▶ What the task requires
Return, exactly as written, the run of lines that begins at the line containing "Reproduce this chart" and ends at the line containing "const gamowLabelValue = '=0.35';". Nothing outside that run belongs in the answer.

▶ Record extracts
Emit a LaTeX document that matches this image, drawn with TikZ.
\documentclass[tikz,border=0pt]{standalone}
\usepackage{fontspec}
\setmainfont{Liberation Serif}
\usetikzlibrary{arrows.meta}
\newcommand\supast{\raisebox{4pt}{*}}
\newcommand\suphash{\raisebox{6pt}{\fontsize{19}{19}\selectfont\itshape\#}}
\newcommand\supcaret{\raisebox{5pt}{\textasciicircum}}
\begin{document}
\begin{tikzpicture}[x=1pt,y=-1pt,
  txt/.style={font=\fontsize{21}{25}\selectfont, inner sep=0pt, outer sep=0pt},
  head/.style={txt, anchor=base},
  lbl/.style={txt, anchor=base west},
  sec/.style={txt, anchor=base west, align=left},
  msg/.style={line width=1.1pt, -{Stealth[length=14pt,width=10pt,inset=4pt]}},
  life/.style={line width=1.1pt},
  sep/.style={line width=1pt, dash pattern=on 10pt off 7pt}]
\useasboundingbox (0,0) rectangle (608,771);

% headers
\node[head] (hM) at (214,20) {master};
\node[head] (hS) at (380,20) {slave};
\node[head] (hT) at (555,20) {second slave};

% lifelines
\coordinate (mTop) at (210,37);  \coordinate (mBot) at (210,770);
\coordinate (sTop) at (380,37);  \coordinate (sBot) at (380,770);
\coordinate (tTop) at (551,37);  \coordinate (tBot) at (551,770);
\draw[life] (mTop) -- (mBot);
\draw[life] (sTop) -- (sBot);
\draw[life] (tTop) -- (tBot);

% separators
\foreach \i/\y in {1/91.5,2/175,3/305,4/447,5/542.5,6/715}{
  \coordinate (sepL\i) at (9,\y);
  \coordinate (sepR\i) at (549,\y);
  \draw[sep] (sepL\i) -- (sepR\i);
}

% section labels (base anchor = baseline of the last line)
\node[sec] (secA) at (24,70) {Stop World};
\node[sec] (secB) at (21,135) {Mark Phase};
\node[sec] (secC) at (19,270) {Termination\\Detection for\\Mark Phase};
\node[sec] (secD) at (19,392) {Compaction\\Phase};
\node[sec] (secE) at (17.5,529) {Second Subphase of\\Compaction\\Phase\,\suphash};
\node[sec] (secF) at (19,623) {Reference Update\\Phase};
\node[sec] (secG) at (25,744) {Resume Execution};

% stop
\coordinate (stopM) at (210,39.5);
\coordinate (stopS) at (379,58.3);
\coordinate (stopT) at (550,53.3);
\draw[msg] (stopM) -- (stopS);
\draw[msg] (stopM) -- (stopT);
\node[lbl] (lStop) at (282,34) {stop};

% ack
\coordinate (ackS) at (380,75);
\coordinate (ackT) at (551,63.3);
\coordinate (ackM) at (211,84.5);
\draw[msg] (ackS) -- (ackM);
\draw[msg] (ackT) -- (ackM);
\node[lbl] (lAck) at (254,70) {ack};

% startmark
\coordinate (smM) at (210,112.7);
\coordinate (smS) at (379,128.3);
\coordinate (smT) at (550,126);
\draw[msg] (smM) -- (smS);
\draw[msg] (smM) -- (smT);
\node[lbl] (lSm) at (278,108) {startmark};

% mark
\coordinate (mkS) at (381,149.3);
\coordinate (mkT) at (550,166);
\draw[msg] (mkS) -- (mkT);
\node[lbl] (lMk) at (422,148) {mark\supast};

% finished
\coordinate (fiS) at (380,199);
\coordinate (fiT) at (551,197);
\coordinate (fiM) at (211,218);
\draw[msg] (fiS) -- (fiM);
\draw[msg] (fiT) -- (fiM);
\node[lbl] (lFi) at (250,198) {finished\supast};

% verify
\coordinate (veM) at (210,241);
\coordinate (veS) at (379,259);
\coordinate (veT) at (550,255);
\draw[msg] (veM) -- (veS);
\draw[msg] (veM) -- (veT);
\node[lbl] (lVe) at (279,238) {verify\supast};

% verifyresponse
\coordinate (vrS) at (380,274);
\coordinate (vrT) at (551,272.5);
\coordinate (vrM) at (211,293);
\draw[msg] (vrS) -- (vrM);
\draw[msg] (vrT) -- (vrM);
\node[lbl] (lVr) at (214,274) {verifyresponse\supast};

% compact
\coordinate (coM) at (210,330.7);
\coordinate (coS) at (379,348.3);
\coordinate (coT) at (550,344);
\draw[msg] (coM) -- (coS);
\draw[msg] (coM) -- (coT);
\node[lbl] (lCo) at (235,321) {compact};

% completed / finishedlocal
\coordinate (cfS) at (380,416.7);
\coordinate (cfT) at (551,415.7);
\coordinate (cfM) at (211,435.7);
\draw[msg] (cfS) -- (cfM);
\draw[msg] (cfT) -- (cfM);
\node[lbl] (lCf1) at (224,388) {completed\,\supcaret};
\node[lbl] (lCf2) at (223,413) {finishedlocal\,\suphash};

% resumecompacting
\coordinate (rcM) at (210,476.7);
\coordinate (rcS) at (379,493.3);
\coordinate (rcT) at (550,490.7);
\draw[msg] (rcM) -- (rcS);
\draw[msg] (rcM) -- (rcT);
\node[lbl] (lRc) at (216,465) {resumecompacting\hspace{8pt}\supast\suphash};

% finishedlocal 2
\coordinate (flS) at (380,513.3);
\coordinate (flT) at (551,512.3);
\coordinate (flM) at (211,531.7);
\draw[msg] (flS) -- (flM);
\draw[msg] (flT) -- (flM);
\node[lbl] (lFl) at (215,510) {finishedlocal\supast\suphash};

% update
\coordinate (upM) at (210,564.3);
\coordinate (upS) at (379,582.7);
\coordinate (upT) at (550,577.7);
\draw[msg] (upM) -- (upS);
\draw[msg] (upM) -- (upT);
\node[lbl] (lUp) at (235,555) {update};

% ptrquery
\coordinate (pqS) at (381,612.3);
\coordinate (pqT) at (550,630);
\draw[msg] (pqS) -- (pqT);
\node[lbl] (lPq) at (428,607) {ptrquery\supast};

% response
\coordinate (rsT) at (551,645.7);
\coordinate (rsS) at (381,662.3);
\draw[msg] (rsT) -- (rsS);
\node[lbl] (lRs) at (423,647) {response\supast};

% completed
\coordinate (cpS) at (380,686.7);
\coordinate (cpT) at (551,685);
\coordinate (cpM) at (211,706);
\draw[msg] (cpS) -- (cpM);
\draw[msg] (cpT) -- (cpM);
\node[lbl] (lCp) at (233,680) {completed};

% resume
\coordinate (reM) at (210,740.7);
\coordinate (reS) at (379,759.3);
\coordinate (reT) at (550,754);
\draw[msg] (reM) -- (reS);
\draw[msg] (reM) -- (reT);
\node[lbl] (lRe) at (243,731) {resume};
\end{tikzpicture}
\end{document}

...

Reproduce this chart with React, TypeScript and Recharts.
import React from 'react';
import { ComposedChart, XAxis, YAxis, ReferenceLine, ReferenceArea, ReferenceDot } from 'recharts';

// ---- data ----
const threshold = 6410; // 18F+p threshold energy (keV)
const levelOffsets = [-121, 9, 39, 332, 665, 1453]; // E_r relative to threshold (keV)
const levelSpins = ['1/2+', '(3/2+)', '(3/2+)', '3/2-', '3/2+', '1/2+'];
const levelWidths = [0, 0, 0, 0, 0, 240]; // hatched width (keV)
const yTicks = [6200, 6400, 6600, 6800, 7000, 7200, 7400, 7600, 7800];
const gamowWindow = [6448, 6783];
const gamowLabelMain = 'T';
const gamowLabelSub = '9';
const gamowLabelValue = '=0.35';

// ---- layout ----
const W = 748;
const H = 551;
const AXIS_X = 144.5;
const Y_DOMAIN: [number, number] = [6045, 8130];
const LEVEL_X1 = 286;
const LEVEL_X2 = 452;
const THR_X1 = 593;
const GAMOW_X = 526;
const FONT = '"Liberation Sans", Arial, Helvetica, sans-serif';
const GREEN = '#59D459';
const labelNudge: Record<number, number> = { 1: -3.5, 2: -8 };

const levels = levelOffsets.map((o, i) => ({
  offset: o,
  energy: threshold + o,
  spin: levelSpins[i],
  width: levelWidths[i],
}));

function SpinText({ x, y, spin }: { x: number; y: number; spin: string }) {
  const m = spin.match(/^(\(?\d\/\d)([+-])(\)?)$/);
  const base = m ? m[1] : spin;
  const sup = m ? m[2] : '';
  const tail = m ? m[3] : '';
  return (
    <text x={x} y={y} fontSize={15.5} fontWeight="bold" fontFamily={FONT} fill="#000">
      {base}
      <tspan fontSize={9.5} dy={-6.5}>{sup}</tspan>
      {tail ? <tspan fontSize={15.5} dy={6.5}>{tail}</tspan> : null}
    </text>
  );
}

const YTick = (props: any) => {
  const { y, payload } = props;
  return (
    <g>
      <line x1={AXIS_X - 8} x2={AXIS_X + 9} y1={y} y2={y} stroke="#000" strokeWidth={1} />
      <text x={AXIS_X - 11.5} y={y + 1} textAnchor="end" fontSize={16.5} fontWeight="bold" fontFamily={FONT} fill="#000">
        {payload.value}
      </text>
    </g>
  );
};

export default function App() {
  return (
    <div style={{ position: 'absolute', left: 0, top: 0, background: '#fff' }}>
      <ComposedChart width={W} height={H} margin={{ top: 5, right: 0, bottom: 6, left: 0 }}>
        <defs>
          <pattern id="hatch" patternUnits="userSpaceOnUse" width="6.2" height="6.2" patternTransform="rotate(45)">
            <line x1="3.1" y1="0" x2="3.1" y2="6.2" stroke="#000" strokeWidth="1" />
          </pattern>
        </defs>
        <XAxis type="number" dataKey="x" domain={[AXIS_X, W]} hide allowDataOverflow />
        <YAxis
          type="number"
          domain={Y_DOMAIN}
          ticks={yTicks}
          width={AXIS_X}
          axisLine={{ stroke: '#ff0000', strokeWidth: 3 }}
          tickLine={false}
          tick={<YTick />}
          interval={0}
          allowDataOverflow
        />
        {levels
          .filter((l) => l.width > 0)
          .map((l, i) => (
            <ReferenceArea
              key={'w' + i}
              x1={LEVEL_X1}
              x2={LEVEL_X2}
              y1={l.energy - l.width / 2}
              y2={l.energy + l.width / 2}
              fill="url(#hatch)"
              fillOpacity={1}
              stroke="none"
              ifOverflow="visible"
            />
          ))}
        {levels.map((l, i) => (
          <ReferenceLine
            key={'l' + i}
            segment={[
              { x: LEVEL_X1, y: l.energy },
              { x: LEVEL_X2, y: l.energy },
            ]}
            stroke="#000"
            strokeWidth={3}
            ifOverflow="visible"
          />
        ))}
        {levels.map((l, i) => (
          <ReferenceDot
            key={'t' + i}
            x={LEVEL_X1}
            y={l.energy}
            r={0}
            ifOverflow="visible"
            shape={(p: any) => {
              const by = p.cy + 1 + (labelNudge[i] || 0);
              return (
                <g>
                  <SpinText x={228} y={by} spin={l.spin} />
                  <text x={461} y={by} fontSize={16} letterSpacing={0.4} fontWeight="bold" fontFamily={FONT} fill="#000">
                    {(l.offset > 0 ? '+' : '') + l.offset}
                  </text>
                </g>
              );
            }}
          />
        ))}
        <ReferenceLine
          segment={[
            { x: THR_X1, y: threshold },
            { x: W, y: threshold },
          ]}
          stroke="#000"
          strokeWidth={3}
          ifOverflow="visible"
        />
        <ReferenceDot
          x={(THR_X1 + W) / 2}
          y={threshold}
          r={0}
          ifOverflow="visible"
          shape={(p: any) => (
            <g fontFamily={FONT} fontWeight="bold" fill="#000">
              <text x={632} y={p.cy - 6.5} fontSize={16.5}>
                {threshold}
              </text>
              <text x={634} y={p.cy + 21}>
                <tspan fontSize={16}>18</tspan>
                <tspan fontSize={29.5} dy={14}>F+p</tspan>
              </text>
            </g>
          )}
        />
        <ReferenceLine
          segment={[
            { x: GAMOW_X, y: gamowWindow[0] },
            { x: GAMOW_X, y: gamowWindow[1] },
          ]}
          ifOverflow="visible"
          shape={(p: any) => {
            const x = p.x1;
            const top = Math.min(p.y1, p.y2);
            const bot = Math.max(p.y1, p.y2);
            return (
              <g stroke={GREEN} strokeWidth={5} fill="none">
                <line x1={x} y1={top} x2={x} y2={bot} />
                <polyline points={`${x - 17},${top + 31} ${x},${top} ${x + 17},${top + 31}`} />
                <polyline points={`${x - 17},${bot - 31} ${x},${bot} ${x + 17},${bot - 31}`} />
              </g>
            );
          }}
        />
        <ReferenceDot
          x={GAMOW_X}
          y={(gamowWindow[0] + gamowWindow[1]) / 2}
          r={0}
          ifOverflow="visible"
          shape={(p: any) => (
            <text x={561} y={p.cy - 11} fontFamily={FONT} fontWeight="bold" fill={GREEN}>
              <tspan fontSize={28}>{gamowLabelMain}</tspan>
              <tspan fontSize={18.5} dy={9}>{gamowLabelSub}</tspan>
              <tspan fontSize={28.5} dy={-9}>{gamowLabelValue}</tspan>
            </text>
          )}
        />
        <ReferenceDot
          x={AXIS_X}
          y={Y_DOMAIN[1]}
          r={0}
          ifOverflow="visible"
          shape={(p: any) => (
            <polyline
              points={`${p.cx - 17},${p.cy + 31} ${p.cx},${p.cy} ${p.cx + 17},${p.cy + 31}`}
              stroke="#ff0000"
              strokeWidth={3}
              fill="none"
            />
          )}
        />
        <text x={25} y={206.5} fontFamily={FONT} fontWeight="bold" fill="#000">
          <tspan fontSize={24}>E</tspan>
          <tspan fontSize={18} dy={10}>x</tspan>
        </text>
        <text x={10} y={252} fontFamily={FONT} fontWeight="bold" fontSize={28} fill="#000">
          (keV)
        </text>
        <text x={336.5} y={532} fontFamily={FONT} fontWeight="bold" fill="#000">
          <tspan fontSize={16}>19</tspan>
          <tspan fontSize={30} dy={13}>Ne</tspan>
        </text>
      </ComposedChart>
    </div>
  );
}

▶ Exercise result
Reproduce this chart with React, TypeScript and Recharts.
import React from 'react';
import { ComposedChart, XAxis, YAxis, ReferenceLine, ReferenceArea, ReferenceDot } from 'recharts';

// ---- data ----
const threshold = 6410; // 18F+p threshold energy (keV)
const levelOffsets = [-121, 9, 39, 332, 665, 1453]; // E_r relative to threshold (keV)
const levelSpins = ['1/2+', '(3/2+)', '(3/2+)', '3/2-', '3/2+', '1/2+'];
const levelWidths = [0, 0, 0, 0, 0, 240]; // hatched width (keV)
const yTicks = [6200, 6400, 6600, 6800, 7000, 7200, 7400, 7600, 7800];
const gamowWindow = [6448, 6783];
const gamowLabelMain = 'T';
const gamowLabelSub = '9';
const gamowLabelValue = '=0.35';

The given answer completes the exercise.